- _YOUR TASK_
Retype verbatim only the lines below, starting at the one that contains "What matplotlib code" and ending at the one that contains "from matplotlib.ticker import". Pictures are excluded from the copy.

Entries with chart source code:
********
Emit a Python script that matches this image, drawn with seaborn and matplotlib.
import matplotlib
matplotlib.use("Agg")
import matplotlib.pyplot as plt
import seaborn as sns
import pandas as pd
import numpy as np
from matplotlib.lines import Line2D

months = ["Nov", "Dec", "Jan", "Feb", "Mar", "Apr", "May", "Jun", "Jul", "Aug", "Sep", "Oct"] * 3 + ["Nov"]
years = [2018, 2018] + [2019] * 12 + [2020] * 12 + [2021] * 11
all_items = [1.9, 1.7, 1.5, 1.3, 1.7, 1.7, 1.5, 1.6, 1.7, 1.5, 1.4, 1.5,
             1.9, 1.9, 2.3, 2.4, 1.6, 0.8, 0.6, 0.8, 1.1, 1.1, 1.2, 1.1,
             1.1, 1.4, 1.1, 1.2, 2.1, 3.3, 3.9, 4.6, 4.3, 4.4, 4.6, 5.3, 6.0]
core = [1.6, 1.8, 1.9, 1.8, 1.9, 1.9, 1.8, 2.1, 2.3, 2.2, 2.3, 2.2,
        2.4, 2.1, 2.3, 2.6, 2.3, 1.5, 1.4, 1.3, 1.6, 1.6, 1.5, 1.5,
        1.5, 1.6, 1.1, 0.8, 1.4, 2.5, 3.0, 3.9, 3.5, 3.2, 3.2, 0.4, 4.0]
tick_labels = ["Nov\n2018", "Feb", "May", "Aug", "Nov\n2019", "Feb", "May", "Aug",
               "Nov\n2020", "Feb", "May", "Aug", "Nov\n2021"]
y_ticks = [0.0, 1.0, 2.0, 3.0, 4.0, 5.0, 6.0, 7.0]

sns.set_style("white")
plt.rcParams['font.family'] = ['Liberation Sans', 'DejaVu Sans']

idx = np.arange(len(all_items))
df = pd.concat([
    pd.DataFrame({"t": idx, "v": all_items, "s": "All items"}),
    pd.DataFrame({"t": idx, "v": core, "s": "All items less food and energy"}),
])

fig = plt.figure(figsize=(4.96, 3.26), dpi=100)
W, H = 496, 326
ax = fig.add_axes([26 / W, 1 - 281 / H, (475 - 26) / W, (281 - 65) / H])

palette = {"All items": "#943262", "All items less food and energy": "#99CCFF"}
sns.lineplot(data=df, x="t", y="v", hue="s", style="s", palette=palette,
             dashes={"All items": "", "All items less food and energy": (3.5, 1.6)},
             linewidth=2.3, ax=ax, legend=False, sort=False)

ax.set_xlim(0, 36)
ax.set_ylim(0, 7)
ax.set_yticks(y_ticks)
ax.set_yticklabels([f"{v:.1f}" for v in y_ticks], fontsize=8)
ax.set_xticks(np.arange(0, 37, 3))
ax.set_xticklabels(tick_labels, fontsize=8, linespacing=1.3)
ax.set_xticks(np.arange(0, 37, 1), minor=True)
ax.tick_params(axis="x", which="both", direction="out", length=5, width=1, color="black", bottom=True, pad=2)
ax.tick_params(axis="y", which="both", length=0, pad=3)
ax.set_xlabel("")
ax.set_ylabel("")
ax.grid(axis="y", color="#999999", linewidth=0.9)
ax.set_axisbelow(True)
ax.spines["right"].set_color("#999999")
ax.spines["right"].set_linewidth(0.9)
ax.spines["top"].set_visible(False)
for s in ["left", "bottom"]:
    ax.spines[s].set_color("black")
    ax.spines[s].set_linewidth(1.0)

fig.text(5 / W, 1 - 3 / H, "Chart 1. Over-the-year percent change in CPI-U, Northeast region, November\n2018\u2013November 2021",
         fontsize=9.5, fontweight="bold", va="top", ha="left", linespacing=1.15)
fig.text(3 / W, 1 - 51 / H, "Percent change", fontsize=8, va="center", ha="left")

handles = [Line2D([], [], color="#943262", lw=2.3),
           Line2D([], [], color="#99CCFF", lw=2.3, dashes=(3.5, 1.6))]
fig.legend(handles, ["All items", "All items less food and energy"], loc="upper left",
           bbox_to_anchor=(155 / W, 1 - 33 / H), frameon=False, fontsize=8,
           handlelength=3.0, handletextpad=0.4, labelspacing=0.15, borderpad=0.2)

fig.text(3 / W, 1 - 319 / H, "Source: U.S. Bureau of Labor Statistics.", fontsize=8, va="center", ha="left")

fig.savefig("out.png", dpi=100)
********
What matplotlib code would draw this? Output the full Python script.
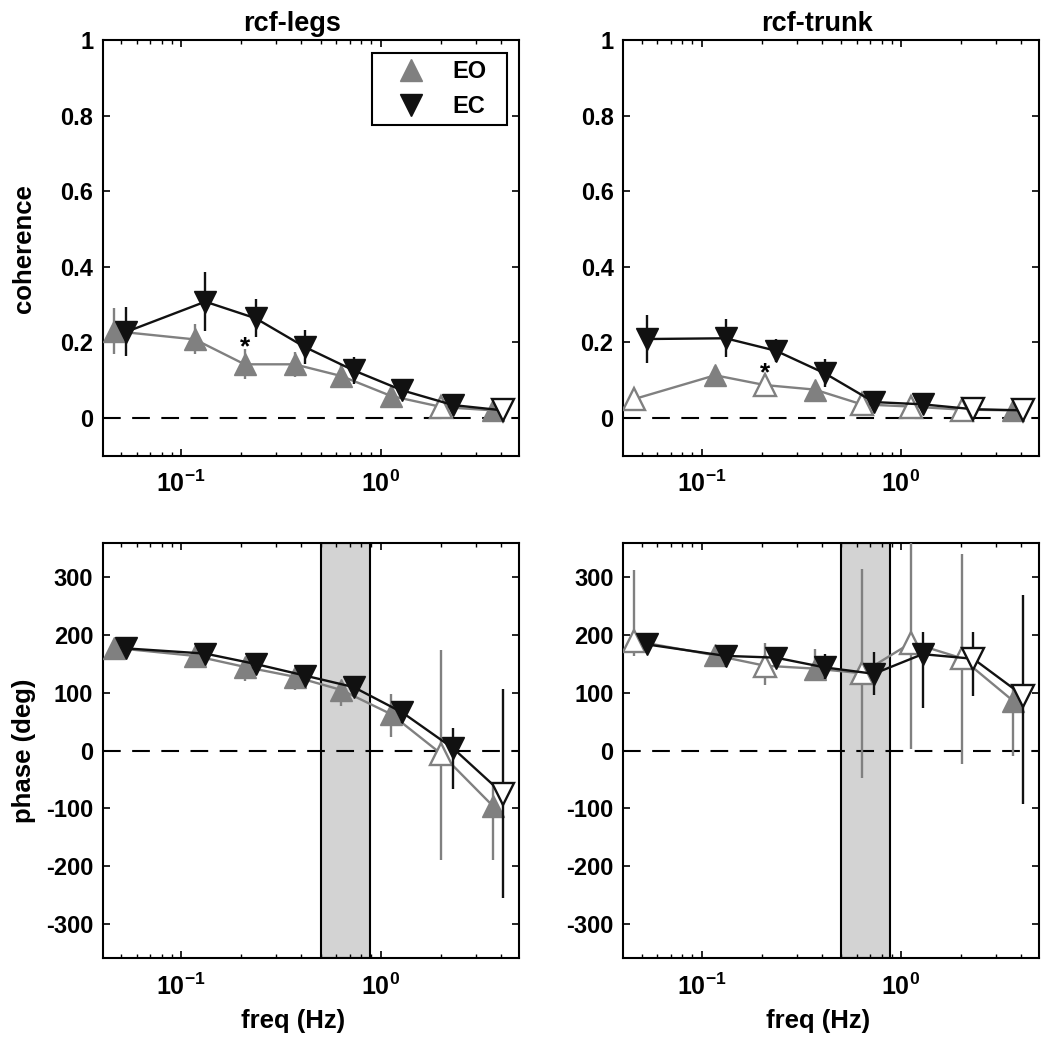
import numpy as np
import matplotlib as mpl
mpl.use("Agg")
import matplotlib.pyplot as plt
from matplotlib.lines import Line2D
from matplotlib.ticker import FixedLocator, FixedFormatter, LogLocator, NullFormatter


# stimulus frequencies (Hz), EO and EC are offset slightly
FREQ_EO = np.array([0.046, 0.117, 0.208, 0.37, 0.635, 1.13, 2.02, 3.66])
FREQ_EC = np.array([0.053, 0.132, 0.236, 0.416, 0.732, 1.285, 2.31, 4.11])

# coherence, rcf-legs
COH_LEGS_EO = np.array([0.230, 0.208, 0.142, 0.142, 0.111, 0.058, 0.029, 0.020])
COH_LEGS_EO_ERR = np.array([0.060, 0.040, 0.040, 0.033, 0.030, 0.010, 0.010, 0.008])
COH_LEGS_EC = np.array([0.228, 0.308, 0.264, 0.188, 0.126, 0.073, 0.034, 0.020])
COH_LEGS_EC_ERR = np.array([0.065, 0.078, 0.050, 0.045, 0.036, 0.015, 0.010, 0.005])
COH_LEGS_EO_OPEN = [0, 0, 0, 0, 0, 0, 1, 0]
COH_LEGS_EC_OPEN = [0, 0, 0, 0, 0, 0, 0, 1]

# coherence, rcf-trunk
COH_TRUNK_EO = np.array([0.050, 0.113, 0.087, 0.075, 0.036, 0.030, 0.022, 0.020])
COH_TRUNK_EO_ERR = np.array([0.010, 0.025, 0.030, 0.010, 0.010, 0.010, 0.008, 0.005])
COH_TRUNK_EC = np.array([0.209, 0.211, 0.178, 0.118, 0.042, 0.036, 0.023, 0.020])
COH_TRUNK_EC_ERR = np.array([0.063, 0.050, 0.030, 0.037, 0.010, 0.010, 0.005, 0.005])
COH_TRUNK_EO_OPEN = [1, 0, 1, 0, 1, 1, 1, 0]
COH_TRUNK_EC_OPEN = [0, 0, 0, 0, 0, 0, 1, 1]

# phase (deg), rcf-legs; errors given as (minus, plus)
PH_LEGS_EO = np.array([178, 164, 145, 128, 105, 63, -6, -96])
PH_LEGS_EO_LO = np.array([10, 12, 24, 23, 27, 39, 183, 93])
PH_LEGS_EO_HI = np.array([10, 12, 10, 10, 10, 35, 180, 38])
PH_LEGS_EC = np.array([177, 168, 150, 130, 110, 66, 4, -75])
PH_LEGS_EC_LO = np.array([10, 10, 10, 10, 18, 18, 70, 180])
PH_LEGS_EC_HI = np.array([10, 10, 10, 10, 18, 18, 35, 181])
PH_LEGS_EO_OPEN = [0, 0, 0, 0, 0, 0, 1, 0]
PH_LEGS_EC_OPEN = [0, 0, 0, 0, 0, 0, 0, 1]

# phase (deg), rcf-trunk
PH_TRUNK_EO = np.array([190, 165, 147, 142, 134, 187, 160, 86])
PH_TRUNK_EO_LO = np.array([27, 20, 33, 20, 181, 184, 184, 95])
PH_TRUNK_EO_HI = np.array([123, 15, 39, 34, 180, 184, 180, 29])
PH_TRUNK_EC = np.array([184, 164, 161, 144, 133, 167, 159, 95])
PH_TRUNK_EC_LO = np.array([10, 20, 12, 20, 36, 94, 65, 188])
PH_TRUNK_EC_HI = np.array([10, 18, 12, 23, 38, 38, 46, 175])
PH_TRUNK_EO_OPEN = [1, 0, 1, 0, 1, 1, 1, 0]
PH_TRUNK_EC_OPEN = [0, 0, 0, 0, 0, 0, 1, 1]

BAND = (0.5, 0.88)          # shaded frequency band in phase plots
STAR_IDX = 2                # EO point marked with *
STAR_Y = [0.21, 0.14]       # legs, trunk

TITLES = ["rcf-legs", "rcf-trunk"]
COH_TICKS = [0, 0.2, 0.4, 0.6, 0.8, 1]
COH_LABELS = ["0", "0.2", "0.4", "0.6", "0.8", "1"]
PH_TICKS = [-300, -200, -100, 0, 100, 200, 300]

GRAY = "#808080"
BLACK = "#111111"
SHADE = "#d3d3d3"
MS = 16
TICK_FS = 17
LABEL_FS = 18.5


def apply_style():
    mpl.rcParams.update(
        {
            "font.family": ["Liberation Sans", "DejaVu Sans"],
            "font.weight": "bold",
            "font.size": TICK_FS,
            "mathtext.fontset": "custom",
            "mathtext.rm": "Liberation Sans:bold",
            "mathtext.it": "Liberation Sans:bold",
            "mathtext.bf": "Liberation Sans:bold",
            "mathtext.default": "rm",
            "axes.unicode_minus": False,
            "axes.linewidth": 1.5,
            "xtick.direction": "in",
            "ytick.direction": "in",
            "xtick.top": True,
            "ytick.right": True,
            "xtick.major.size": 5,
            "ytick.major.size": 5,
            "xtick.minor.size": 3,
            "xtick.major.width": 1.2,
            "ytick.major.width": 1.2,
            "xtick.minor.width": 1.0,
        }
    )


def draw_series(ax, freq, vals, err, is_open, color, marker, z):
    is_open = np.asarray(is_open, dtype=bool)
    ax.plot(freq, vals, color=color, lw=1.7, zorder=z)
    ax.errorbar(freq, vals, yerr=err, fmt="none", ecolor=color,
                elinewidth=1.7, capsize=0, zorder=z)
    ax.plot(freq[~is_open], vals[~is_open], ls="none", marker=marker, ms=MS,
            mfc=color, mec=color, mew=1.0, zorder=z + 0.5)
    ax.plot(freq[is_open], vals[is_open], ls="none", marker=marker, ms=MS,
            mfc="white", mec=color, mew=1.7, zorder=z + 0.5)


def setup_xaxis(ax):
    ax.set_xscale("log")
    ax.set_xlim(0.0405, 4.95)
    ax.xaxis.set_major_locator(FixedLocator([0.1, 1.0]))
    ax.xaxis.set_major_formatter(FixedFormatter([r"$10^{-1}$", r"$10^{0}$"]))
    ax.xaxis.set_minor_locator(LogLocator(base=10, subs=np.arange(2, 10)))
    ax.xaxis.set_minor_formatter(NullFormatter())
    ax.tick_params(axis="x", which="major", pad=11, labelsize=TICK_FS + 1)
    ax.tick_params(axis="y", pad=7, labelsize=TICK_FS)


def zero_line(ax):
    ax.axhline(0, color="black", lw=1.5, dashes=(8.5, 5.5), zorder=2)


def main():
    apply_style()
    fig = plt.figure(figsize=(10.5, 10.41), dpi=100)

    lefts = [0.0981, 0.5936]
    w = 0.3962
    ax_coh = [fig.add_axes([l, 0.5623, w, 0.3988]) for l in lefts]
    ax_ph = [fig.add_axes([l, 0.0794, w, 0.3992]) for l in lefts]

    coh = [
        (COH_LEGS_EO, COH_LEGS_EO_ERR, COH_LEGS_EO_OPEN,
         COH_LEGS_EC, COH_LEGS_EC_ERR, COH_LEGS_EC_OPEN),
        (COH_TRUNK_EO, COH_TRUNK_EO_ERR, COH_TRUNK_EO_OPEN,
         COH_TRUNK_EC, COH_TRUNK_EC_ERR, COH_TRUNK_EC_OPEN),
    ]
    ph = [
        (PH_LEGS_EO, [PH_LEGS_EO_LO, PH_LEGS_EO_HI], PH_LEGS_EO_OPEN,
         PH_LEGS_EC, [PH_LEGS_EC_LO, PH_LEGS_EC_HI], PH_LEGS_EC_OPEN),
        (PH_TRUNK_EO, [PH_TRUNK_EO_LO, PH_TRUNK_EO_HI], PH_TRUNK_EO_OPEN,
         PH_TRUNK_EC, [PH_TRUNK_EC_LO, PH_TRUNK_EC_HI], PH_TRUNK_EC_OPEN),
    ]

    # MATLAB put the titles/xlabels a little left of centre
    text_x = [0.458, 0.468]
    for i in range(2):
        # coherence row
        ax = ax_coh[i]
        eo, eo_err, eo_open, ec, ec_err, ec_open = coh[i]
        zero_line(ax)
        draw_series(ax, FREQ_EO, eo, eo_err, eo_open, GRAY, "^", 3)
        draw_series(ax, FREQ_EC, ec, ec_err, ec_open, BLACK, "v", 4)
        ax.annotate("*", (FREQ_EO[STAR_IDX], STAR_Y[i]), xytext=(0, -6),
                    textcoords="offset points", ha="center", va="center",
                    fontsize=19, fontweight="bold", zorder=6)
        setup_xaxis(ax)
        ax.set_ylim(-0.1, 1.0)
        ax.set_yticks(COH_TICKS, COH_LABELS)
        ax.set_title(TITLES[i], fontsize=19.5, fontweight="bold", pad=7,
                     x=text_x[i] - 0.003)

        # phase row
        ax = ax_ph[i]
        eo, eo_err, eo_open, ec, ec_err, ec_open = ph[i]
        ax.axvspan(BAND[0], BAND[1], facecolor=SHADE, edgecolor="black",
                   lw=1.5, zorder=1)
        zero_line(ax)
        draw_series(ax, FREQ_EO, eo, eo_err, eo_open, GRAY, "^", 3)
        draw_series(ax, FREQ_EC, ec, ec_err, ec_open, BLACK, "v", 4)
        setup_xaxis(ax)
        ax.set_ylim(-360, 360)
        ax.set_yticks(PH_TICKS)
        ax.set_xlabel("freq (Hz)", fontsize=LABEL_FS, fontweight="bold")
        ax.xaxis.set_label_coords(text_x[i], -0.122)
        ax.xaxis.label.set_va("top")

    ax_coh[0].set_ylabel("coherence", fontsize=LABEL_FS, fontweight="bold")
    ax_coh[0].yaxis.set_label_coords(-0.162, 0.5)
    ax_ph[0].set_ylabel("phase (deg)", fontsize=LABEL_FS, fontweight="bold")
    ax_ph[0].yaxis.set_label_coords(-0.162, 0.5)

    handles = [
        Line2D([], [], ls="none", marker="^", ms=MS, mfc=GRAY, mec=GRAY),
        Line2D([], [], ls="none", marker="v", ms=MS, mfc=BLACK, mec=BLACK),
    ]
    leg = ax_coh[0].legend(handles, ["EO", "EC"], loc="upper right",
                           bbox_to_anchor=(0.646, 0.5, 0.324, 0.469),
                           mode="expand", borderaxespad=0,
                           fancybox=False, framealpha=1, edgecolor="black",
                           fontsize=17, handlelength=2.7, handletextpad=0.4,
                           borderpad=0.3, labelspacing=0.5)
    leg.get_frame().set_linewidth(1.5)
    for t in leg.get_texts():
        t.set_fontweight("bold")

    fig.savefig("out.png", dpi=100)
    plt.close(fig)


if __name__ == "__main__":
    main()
********
- _ANSWER TO THIS EXERCISE_
What matplotlib code would draw this? Output the full Python script.
import numpy as np
import matplotlib as mpl
mpl.use("Agg")
import matplotlib.pyplot as plt
from matplotlib.lines import Line2D
from matplotlib.ticker import FixedLocator, FixedFormatter, LogLocator, NullFormatter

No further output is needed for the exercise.